The NZ Herald editorial looks at Labour’s trio of policies which came into effect on Sunday. They are:

* KiwiSaver
* the extension of cheaper visits to the doctor for those aged 25 to 44
* 20 hours of “free” childcare for 3- and 4-year-olds

All three policies have something in common – they are bribing people with their own money. When the Government subsidises something, it is not free. Taxpayers are paying for it. So taxpayers today are paying taxpayers to save, taxpayers are paying part of taxpayers’ visits to the doctors, and taxpayers are paying for childcare for taxpayers.

Now some may say, but isn’t this about helping poor people?
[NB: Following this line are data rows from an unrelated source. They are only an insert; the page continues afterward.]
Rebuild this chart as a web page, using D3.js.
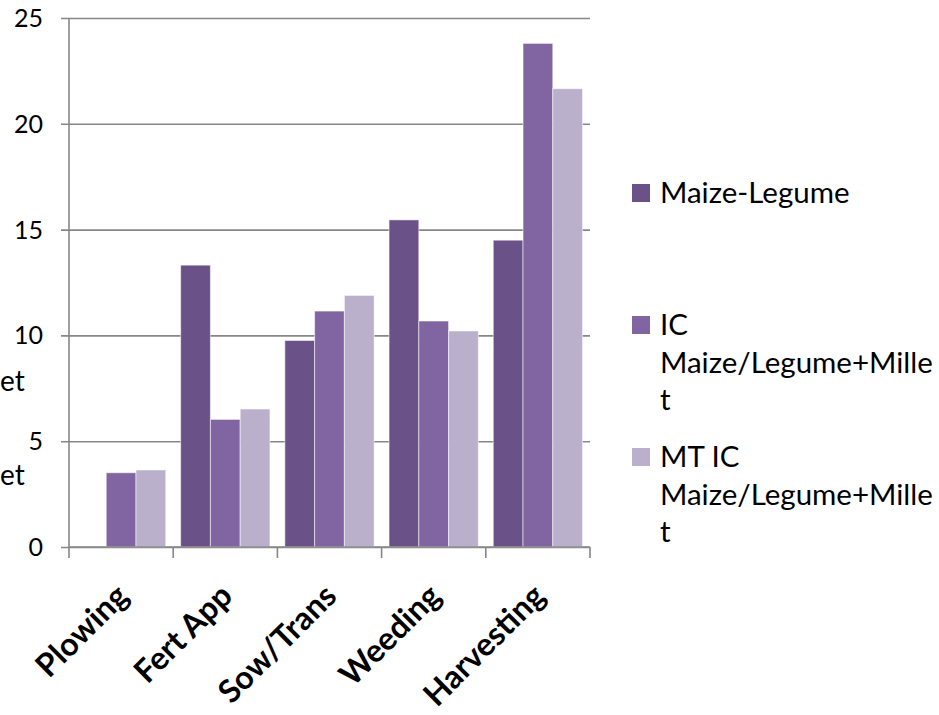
<!DOCTYPE html>
<html>
<head>
<meta charset="utf-8">
<script src="https://cdn.jsdelivr.net/npm/d3@7"></script>
<style>
  html, body { margin: 0; padding: 0; background: #fff; }
  svg { display: block; }
</style>
</head>
<body>
<svg id="chart" width="939" height="715"></svg>
<script>
// Farm operations (x categories)
const categories = ["Plowing", "Fert App", "Sow/Trans", "Weeding", "Harvesting"];

// One value per operation for each cropping system
const maizeLegume   = [0, 13.32, 9.76, 15.46, 14.50];
const icMaizeMillet = [3.51, 6.03, 11.15, 10.68, 23.80];
const mtMaizeMillet = [3.64, 6.52, 11.89, 10.21, 21.66];

const seriesNames = ["Maize-Legume", "IC Maize/Legume+Millet", "MT IC Maize/Legume+Millet"];
// Legend labels as they wrap in the legend box
const legendLines = [["Maize-Legume"], ["IC", "Maize/Legume+Mille", "t"], ["MT IC", "Maize/Legume+Mille", "t"]];
const seriesColors = ["#6A5288", "#8165A2", "#BAB0CB"];

const yTicks = [0, 5, 10, 15, 20, 25];

const seriesValues = [maizeLegume, icMaizeMillet, mtMaizeMillet];
const rows = categories.map((c, i) => ({
  category: c,
  values: seriesValues.map((vals, s) => ({ series: seriesNames[s], idx: s, value: vals[i] }))
}));

const svg = d3.select("#chart");
const margin = { left: 69, right: 349, top: 18, bottom: 168 };
const W = 939, H = 715;
const plotW = W - margin.left - margin.right;
const plotH = H - margin.top - margin.bottom;

const g = svg.append("g").attr("transform", `translate(${margin.left},${margin.top})`);

const x = d3.scaleBand().domain(categories).range([0, plotW]).paddingInner(0).paddingOuter(0);
const inner = d3.scaleBand().domain(d3.range(seriesNames.length))
  .range([0, x.bandwidth()]).paddingInner(0).paddingOuter(0.25);
const y = d3.scaleLinear().domain([0, 25]).range([plotH, 0]);

const gridColor = "#878787";
const textFont = "Lato, 'Open Sans', sans-serif";

// Horizontal gridlines with short outward ticks
const yAxis = d3.axisLeft(y).tickValues(yTicks).tickSize(-plotW).tickPadding(0).tickFormat(d3.format("d"));
const yg = g.append("g").call(yAxis);
yg.select(".domain").remove();
yg.selectAll(".tick line").attr("stroke", gridColor).attr("stroke-width", 1.6).attr("x1", -8);
yg.selectAll(".tick text")
  .attr("x", -26)
  .attr("dy", "0.34em")
  .attr("fill", "#000")
  .style("font-family", textFont)
  .style("font-size", "25px");

// Vertical value axis line
g.append("line")
  .attr("x1", 0).attr("x2", 0).attr("y1", 0).attr("y2", plotH)
  .attr("stroke", gridColor).attr("stroke-width", 1.6);

// Bars
const groups = g.selectAll("g.cat").data(rows).join("g")
  .attr("class", "cat")
  .attr("transform", d => `translate(${x(d.category)},0)`);

groups.selectAll("rect").data(d => d.values.filter(v => v.value > 0)).join("rect")
  .attr("x", d => inner(d.idx))
  .attr("width", inner.bandwidth())
  .attr("y", d => y(d.value))
  .attr("height", d => plotH - y(d.value))
  .attr("fill", d => seriesColors[d.idx])
  .attr("stroke", "#ffffff")
  .attr("stroke-opacity", 0.55)
  .attr("stroke-width", 1);

// Category axis with tick marks at group boundaries
const xAxisG = g.append("g").attr("transform", `translate(0,${plotH})`);
xAxisG.append("line")
  .attr("x1", 0).attr("x2", plotW).attr("y1", 0).attr("y2", 0)
  .attr("stroke", gridColor).attr("stroke-width", 1.6);
const boundaries = categories.map(c => x(c)).concat([plotW]);
xAxisG.selectAll("line.bound").data(boundaries).join("line")
  .attr("class", "bound")
  .attr("x1", d => d).attr("x2", d => d)
  .attr("y1", 0).attr("y2", 11)
  .attr("stroke", gridColor).attr("stroke-width", 1.6);

// Rotated category labels
xAxisG.selectAll("text.cat").data(categories).join("text")
  .attr("class", "cat")
  .attr("transform", d => `translate(${x(d) + x.bandwidth() / 2 + 9},51) rotate(-45)`)
  .attr("text-anchor", "end")
  .attr("fill", "#000")
  .style("font-family", textFont)
  .style("font-weight", "bold")
  .style("font-size", "32px")
  .text(d => d);

// Legend
const legend = svg.append("g").attr("transform", "translate(632,203)");
const entry = legend.selectAll("g.entry").data(seriesNames).join("g")
  .attr("class", "entry")
  .attr("transform", (d, i) => `translate(0,${i * 132})`);
entry.append("rect")
  .attr("x", 0).attr("y", -19).attr("width", 18).attr("height", 18)
  .attr("fill", (d, i) => seriesColors[i]);
entry.append("text")
  .attr("x", 28).attr("y", 0)
  .attr("fill", "#000")
  .style("font-family", textFont)
  .style("font-size", "29.5px")
  .selectAll("tspan").data((d, i) => legendLines[i]).join("tspan")
  .attr("x", 28)
  .attr("dy", (d, j) => j === 0 ? 0 : 37.5)
  .text(d => d);

// Trailing text fragments at the left edge
const edgeText = ["et", "et"];
svg.selectAll("text.edge").data(edgeText).join("text")
  .attr("class", "edge")
  .attr("x", 0)
  .attr("y", (d, i) => 391 + i * 94)
  .attr("fill", "#000")
  .style("font-family", textFont)
  .style("font-size", "28px")
  .text(d => d);
</script>
</body>
</html>
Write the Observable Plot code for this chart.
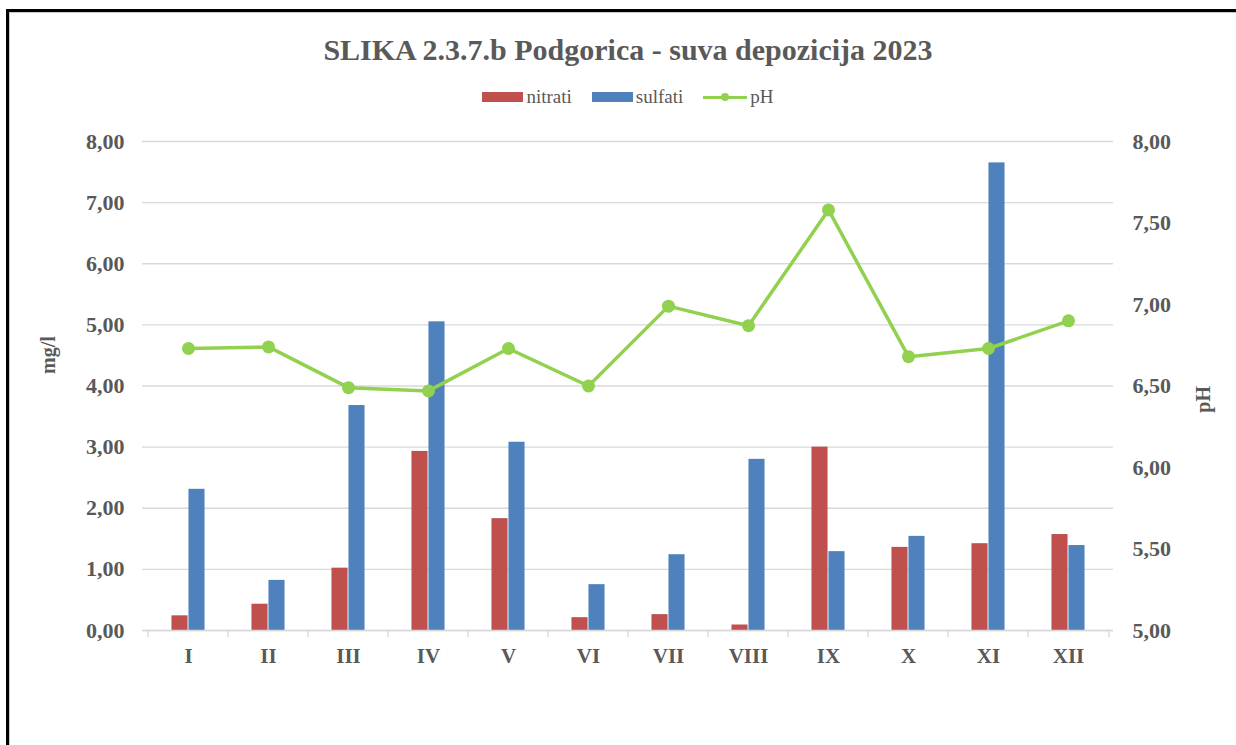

We’re a compassionate society and we want poor people to be able to save, go to the doctor and have childcare?

My answer is yes we do, but this is not what Labour is doing.

One of the big differences between right and left is the right tends to support targeted social services, while the left supports universal social services. Under the left the role of the state never declines, it just gets bigger and bigger.

If one was serious about helping low income families, then one would target them for assistance. Why should 40 year olds earning $100,000 a year be getting subsidised doctor’s visits? I’d rather have a greater subsidy for visits for children of low income families.

Rather than make the state the universal funder of everything in society, I’d rather have a lean efficient state which can do more to help those genuinely in need. And every year more and more of the tax take is churned back – not to those at the bottom, but to the very same people who pay the tax. But this makes the system vastly more inefficient, and removes choice.

The Herald notes:

Predictably, all three of the policies relaunched yesterday find themselves mentioned in a wave of taxpayer-funded information campaigns being driven from the parliamentary office of the party leader, Helen Clark. The material will be hard to miss: it is bright red, unashamedly Labour-branded, but supposedly legitimised by a small logo of the House of Representatives in the bottom right corner. With the echo of last year’s controversy over parties’ misuse of parliamentary funding still clear, it may well be that Labour’s celebrations will be gatecrashed by that party pooper Kevin Brady, the Auditor-General.

I’ve also noticed the advertising. It is impossible not to with a mail drop to every household in NZ. Also Labour’s parliamentary budget seems to have done an incredibly large spend on online advertising, with the ads appearing on almost every NZ website. I suspect they have been spending their surplus budget before year end on 30 June.

Having said that, the ads appear within the rules. They are promoting policies, and appear valid to me.